__WHAT IS EXPECTED__
Please give the entries again in full and exactly, without any picture.

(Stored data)
## Begin

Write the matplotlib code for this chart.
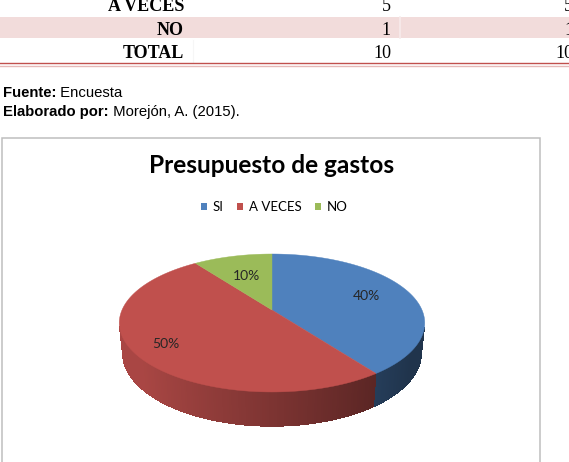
import matplotlib
matplotlib.use("Agg")
import matplotlib.pyplot as plt
from matplotlib.patches import Polygon, Patch
from matplotlib.collections import PolyCollection
import numpy as np

# ── data ────────────────────────────────────────────────────────────────────
ROW_LABELS = ["A VECES", "NO", "TOTAL"]
ROW_FREQ   = ["5", "1", "10"]
ROW_PCT    = ["50%", "10%", "100%"]

CATS   = ["SI", "A VECES", "NO"]
VALUES = [4, 5, 1]
TITLE  = "Presupuesto de gastos"

# ── colours & layout ────────────────────────────────────────────────────────
COLORS    = ["#4F81BD", "#C0504D", "#9BBB59"]
PINK      = "#F2DCDB"
W, H_PX   = 569, 462
SERIF     = "Liberation Serif"
SANS      = "Liberation Sans"
CHART_F   = "Lato"
LABEL_R   = [0.69, 0.80, 0.60]      # radial position of % labels per slice

# 3D pie projection (perspective camera looking down on a unit disc)
ELEV  = np.arcsin(0.4436)
CE, SE = np.cos(ELEV), np.sin(ELEV)
DIST  = 4.76
SCALE = 714
CX, CY = 272, 310
THICK = 0.225

fig = plt.figure(figsize=(W / 100, H_PX / 100), dpi=100)
ax = fig.add_axes([0, 0, 1, 1])
ax.set_xlim(0, W)
ax.set_ylim(H_PX, 0)
ax.axis("off")


def proj(u, v, z=0.0):
    depth = DIST - v * CE - z * SE
    xs = u / depth
    ys = (-v * SE + z * CE) / depth
    return CX + SCALE * xs, CY - SCALE * ys


# ── table fragment ──────────────────────────────────────────────────────────
ax.axhspan(17, 38, color=PINK, lw=0, zorder=0)
ax.plot([400, 400], [17, 38], color="#F7EBEB", lw=1.2, zorder=1)
ax.plot([193, 193], [40, 62], color="#F6F6F6", lw=0.8, zorder=1)
baselines = [11, 35, 58]
for lab, fr, pc, yb in zip(ROW_LABELS, ROW_FREQ, ROW_PCT, baselines):
    ax.text(184, yb, lab, ha="right", va="baseline", family=SERIF,
            fontweight="bold", fontsize=13, color="black")
    ax.text(391, yb, fr, ha="right", va="baseline", family=SERIF,
            fontsize=13, color="black")
    ax.text(597, yb, pc, ha="right", va="baseline", family=SERIF,
            fontsize=13, color="black", clip_on=False)
ax.axhline(63, color="#C0504D", lw=1.0)
ax.axhline(65.5, color="#E6B9B8", lw=1.0)

# ── source lines ────────────────────────────────────────────────────────────
renderer = fig.canvas.get_renderer()
for bold, rest, yb in [("Fuente:", " Encuesta", 97),
                       ("Elaborado por:", " Morejón, A. (2015).", 116)]:
    t = ax.text(3, yb, bold, ha="left", va="baseline", family=SANS,
                fontweight="bold", fontsize=10.7)
    bb = t.get_window_extent(renderer)
    x_end = ax.transData.inverted().transform((bb.x1, bb.y0))[0]
    ax.text(x_end, yb, rest, ha="left", va="baseline", family=SANS,
            fontsize=10.7)

# ── chart frame ─────────────────────────────────────────────────────────────
ax.plot([2, 2, 540, 540], [470, 138, 138, 470], color="#BEBEBE", lw=1.1,
        solid_joinstyle="miter", clip_on=False)

ax.text(272, 173, TITLE, ha="center", va="baseline", family=CHART_F,
        fontweight="bold", fontsize=17.6, color="black")

handles = [Patch(facecolor=c, edgecolor="none", label=l)
           for c, l in zip(COLORS, CATS)]
ax.legend(handles=handles, loc="center", bbox_to_anchor=(274 / W, 1 - 207 / H_PX),
          bbox_transform=fig.transFigure, ncol=3, frameon=False,
          prop={"family": CHART_F, "size": 9.5}, handlelength=0.5,
          handleheight=0.5, handletextpad=0.4, columnspacing=1.0)

# ── 3D pie ──────────────────────────────────────────────────────────────────
fracs = np.array(VALUES, float) / sum(VALUES)
edges = np.concatenate([[0], np.cumsum(fracs)]) * 2 * np.pi
vis_lo = np.arccos(-1 / (DIST * CE))
vis_hi = 2 * np.pi - vis_lo

# side walls
for i, col in enumerate(COLORS):
    a0, a1 = max(edges[i], vis_lo), min(edges[i + 1], vis_hi)
    if a1 <= a0:
        continue
    phis = np.linspace(a0, a1, 150)
    base = np.array(matplotlib.colors.to_rgb(col))
    quads, cols = [], []
    for p0, p1 in zip(phis[:-1], phis[1:]):
        p1e = min(p1 + 0.004, a1)
        t0 = proj(np.sin(p0), -np.cos(p0), 0)
        t1 = proj(np.sin(p1e), -np.cos(p1e), 0)
        b1 = proj(np.sin(p1e), -np.cos(p1e), -THICK)
        b0 = proj(np.sin(p0), -np.cos(p0), -THICK)
        quads.append([t0, t1, b1, b0])
        f = np.clip(0.65 - 0.3 * np.sin((p0 + p1) / 2), 0.40, 0.88)
        cols.append(base * f)
    pc = PolyCollection(quads, facecolors=cols, edgecolors="none",
                        linewidths=0, antialiaseds=False, zorder=3)
    ax.add_collection(pc)

# top faces
for i, col in enumerate(COLORS):
    phis = np.linspace(edges[i], edges[i + 1], 200)
    pts = [proj(0, 0, 0)] + [proj(np.sin(p), -np.cos(p), 0) for p in phis]
    ax.add_patch(Polygon(pts, closed=True, facecolor=col, edgecolor=col,
                         lw=0.3, zorder=4))

# percentage labels
for i, v in enumerate(fracs):
    mid = (edges[i] + edges[i + 1]) / 2
    r = LABEL_R[i]
    x, y = proj(r * np.sin(mid), -r * np.cos(mid), 0)
    ax.text(x, y, f"{v * 100:.0f}%", ha="center", va="center",
            family=CHART_F, fontsize=10, color="#262626", zorder=5)

fig.savefig("out.png", dpi=100)
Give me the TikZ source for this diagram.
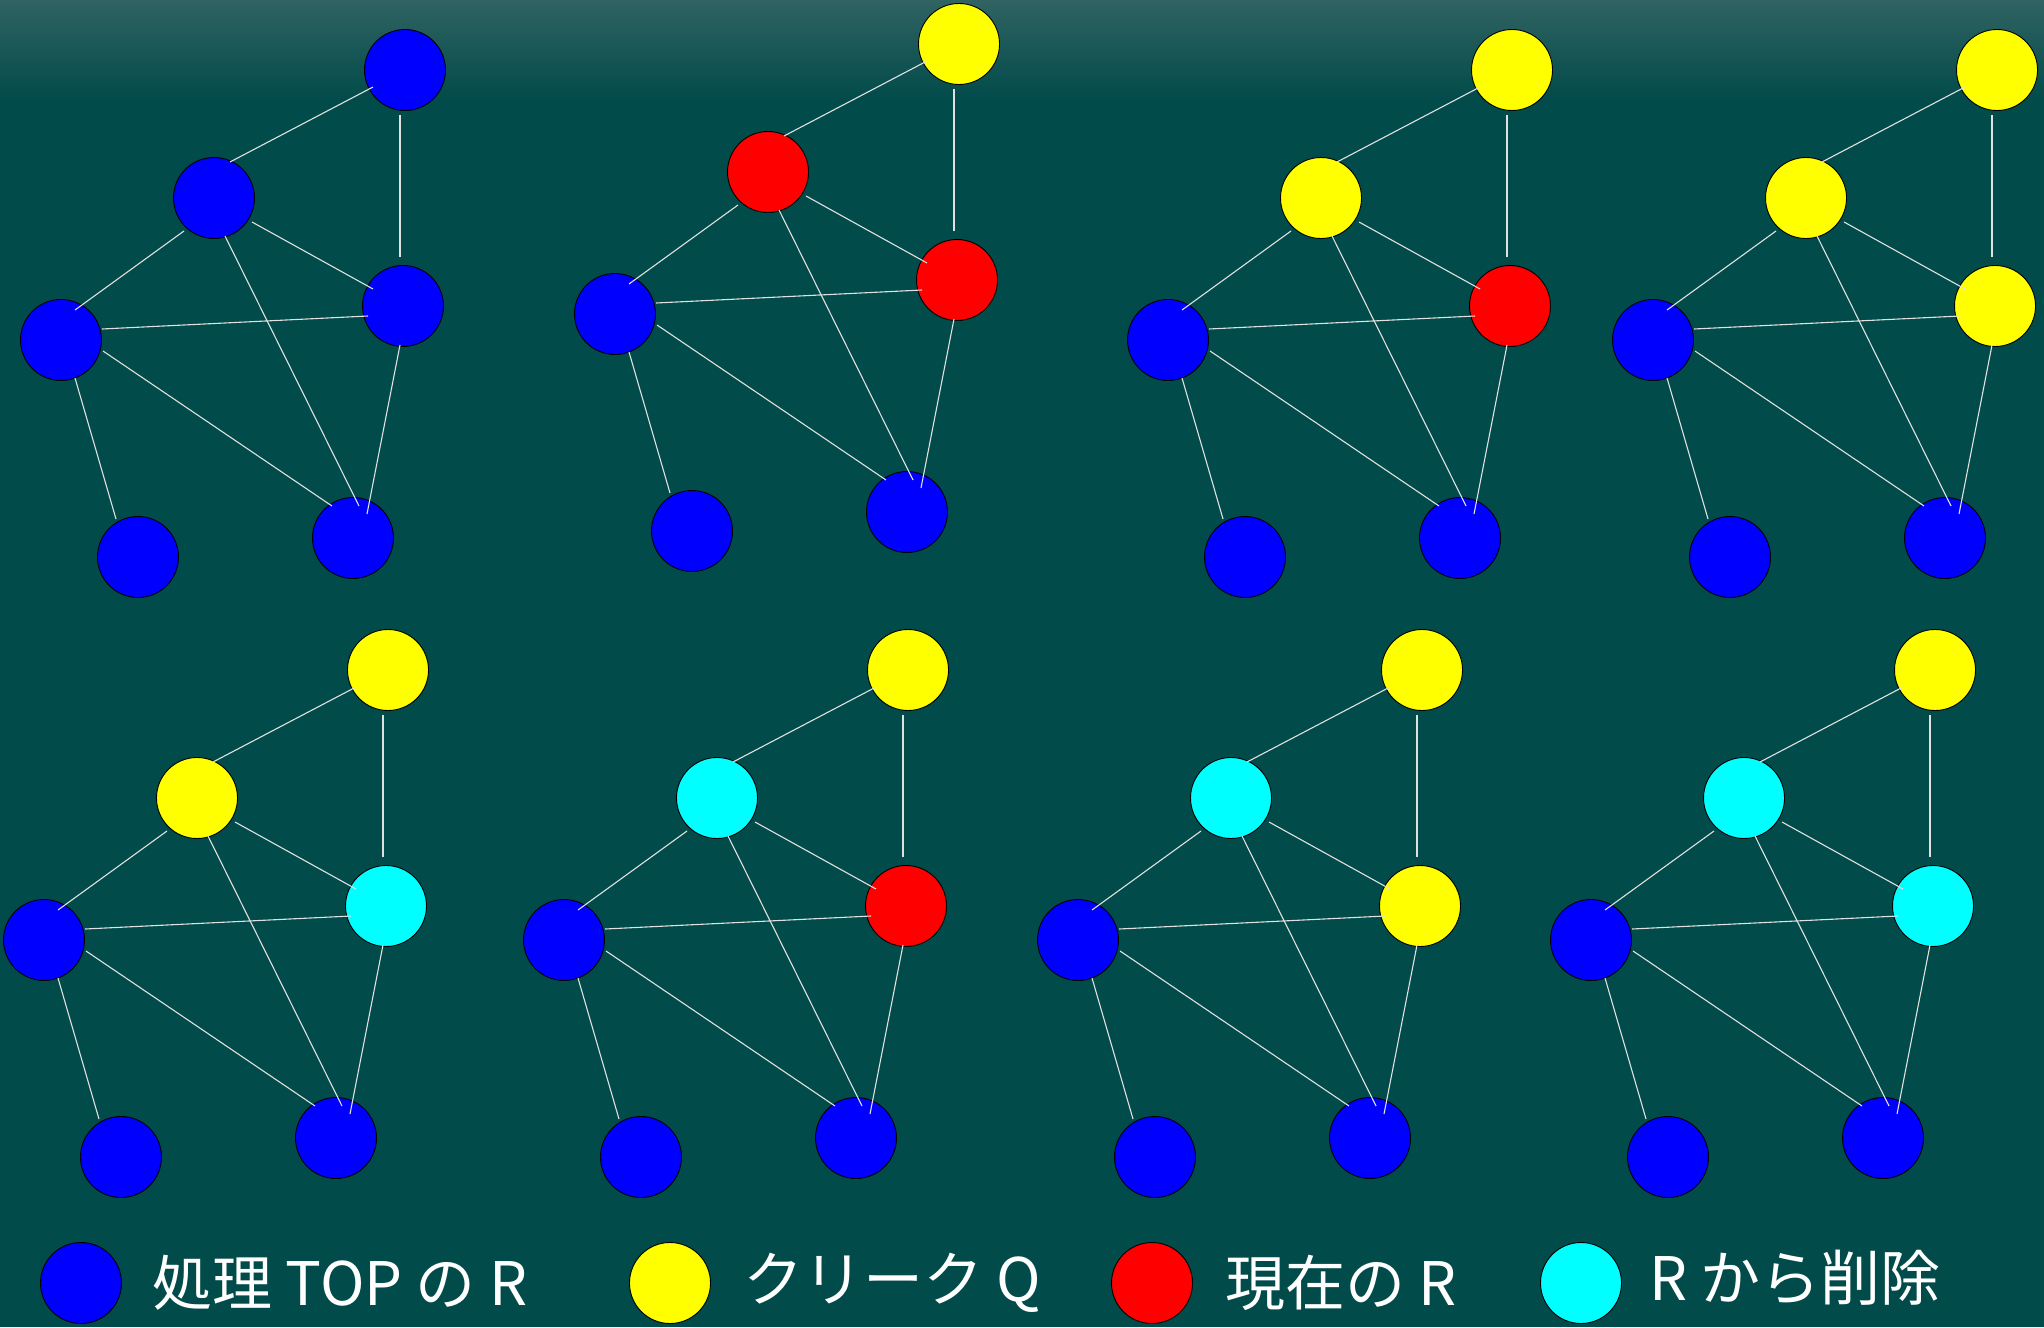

## End

__EXERCISE ANSWER__
Write the matplotlib code for this chart.
import matplotlib
matplotlib.use("Agg")
import matplotlib.pyplot as plt
from matplotlib.patches import Polygon, Patch
from matplotlib.collections import PolyCollection
import numpy as np

# ── data ────────────────────────────────────────────────────────────────────
ROW_LABELS = ["A VECES", "NO", "TOTAL"]
ROW_FREQ   = ["5", "1", "10"]
ROW_PCT    = ["50%", "10%", "100%"]

CATS   = ["SI", "A VECES", "NO"]
VALUES = [4, 5, 1]
TITLE  = "Presupuesto de gastos"

# ── colours & layout ────────────────────────────────────────────────────────
COLORS    = ["#4F81BD", "#C0504D", "#9BBB59"]
PINK      = "#F2DCDB"
W, H_PX   = 569, 462
SERIF     = "Liberation Serif"
SANS      = "Liberation Sans"
CHART_F   = "Lato"
LABEL_R   = [0.69, 0.80, 0.60]      # radial position of % labels per slice

# 3D pie projection (perspective camera looking down on a unit disc)
ELEV  = np.arcsin(0.4436)
CE, SE = np.cos(ELEV), np.sin(ELEV)
DIST  = 4.76
SCALE = 714
CX, CY = 272, 310
THICK = 0.225

fig = plt.figure(figsize=(W / 100, H_PX / 100), dpi=100)
ax = fig.add_axes([0, 0, 1, 1])
ax.set_xlim(0, W)
ax.set_ylim(H_PX, 0)
ax.axis("off")


def proj(u, v, z=0.0):
    depth = DIST - v * CE - z * SE
    xs = u / depth
    ys = (-v * SE + z * CE) / depth
    return CX + SCALE * xs, CY - SCALE * ys


# ── table fragment ──────────────────────────────────────────────────────────
ax.axhspan(17, 38, color=PINK, lw=0, zorder=0)
ax.plot([400, 400], [17, 38], color="#F7EBEB", lw=1.2, zorder=1)
ax.plot([193, 193], [40, 62], color="#F6F6F6", lw=0.8, zorder=1)
baselines = [11, 35, 58]
for lab, fr, pc, yb in zip(ROW_LABELS, ROW_FREQ, ROW_PCT, baselines):
    ax.text(184, yb, lab, ha="right", va="baseline", family=SERIF,
            fontweight="bold", fontsize=13, color="black")
    ax.text(391, yb, fr, ha="right", va="baseline", family=SERIF,
            fontsize=13, color="black")
    ax.text(597, yb, pc, ha="right", va="baseline", family=SERIF,
            fontsize=13, color="black", clip_on=False)
ax.axhline(63, color="#C0504D", lw=1.0)
ax.axhline(65.5, color="#E6B9B8", lw=1.0)

# ── source lines ────────────────────────────────────────────────────────────
renderer = fig.canvas.get_renderer()
for bold, rest, yb in [("Fuente:", " Encuesta", 97),
                       ("Elaborado por:", " Morejón, A. (2015).", 116)]:
    t = ax.text(3, yb, bold, ha="left", va="baseline", family=SANS,
                fontweight="bold", fontsize=10.7)
    bb = t.get_window_extent(renderer)
    x_end = ax.transData.inverted().transform((bb.x1, bb.y0))[0]
    ax.text(x_end, yb, rest, ha="left", va="baseline", family=SANS,
            fontsize=10.7)

# ── chart frame ─────────────────────────────────────────────────────────────
ax.plot([2, 2, 540, 540], [470, 138, 138, 470], color="#BEBEBE", lw=1.1,
        solid_joinstyle="miter", clip_on=False)

ax.text(272, 173, TITLE, ha="center", va="baseline", family=CHART_F,
        fontweight="bold", fontsize=17.6, color="black")

handles = [Patch(facecolor=c, edgecolor="none", label=l)
           for c, l in zip(COLORS, CATS)]
ax.legend(handles=handles, loc="center", bbox_to_anchor=(274 / W, 1 - 207 / H_PX),
          bbox_transform=fig.transFigure, ncol=3, frameon=False,
          prop={"family": CHART_F, "size": 9.5}, handlelength=0.5,
          handleheight=0.5, handletextpad=0.4, columnspacing=1.0)

# ── 3D pie ──────────────────────────────────────────────────────────────────
fracs = np.array(VALUES, float) / sum(VALUES)
edges = np.concatenate([[0], np.cumsum(fracs)]) * 2 * np.pi
vis_lo = np.arccos(-1 / (DIST * CE))
vis_hi = 2 * np.pi - vis_lo

# side walls
for i, col in enumerate(COLORS):
    a0, a1 = max(edges[i], vis_lo), min(edges[i + 1], vis_hi)
    if a1 <= a0:
        continue
    phis = np.linspace(a0, a1, 150)
    base = np.array(matplotlib.colors.to_rgb(col))
    quads, cols = [], []
    for p0, p1 in zip(phis[:-1], phis[1:]):
        p1e = min(p1 + 0.004, a1)
        t0 = proj(np.sin(p0), -np.cos(p0), 0)
        t1 = proj(np.sin(p1e), -np.cos(p1e), 0)
        b1 = proj(np.sin(p1e), -np.cos(p1e), -THICK)
        b0 = proj(np.sin(p0), -np.cos(p0), -THICK)
        quads.append([t0, t1, b1, b0])
        f = np.clip(0.65 - 0.3 * np.sin((p0 + p1) / 2), 0.40, 0.88)
        cols.append(base * f)
    pc = PolyCollection(quads, facecolors=cols, edgecolors="none",
                        linewidths=0, antialiaseds=False, zorder=3)
    ax.add_collection(pc)

# top faces
for i, col in enumerate(COLORS):
    phis = np.linspace(edges[i], edges[i + 1], 200)
    pts = [proj(0, 0, 0)] + [proj(np.sin(p), -np.cos(p), 0) for p in phis]
    ax.add_patch(Polygon(pts, closed=True, facecolor=col, edgecolor=col,
                         lw=0.3, zorder=4))

# percentage labels
for i, v in enumerate(fracs):
    mid = (edges[i] + edges[i + 1]) / 2
    r = LABEL_R[i]
    x, y = proj(r * np.sin(mid), -r * np.cos(mid), 0)
    ax.text(x, y, f"{v * 100:.0f}%", ha="center", va="center",
            family=CHART_F, fontsize=10, color="#262626", zorder=5)

fig.savefig("out.png", dpi=100)
Give me the TikZ source for this diagram.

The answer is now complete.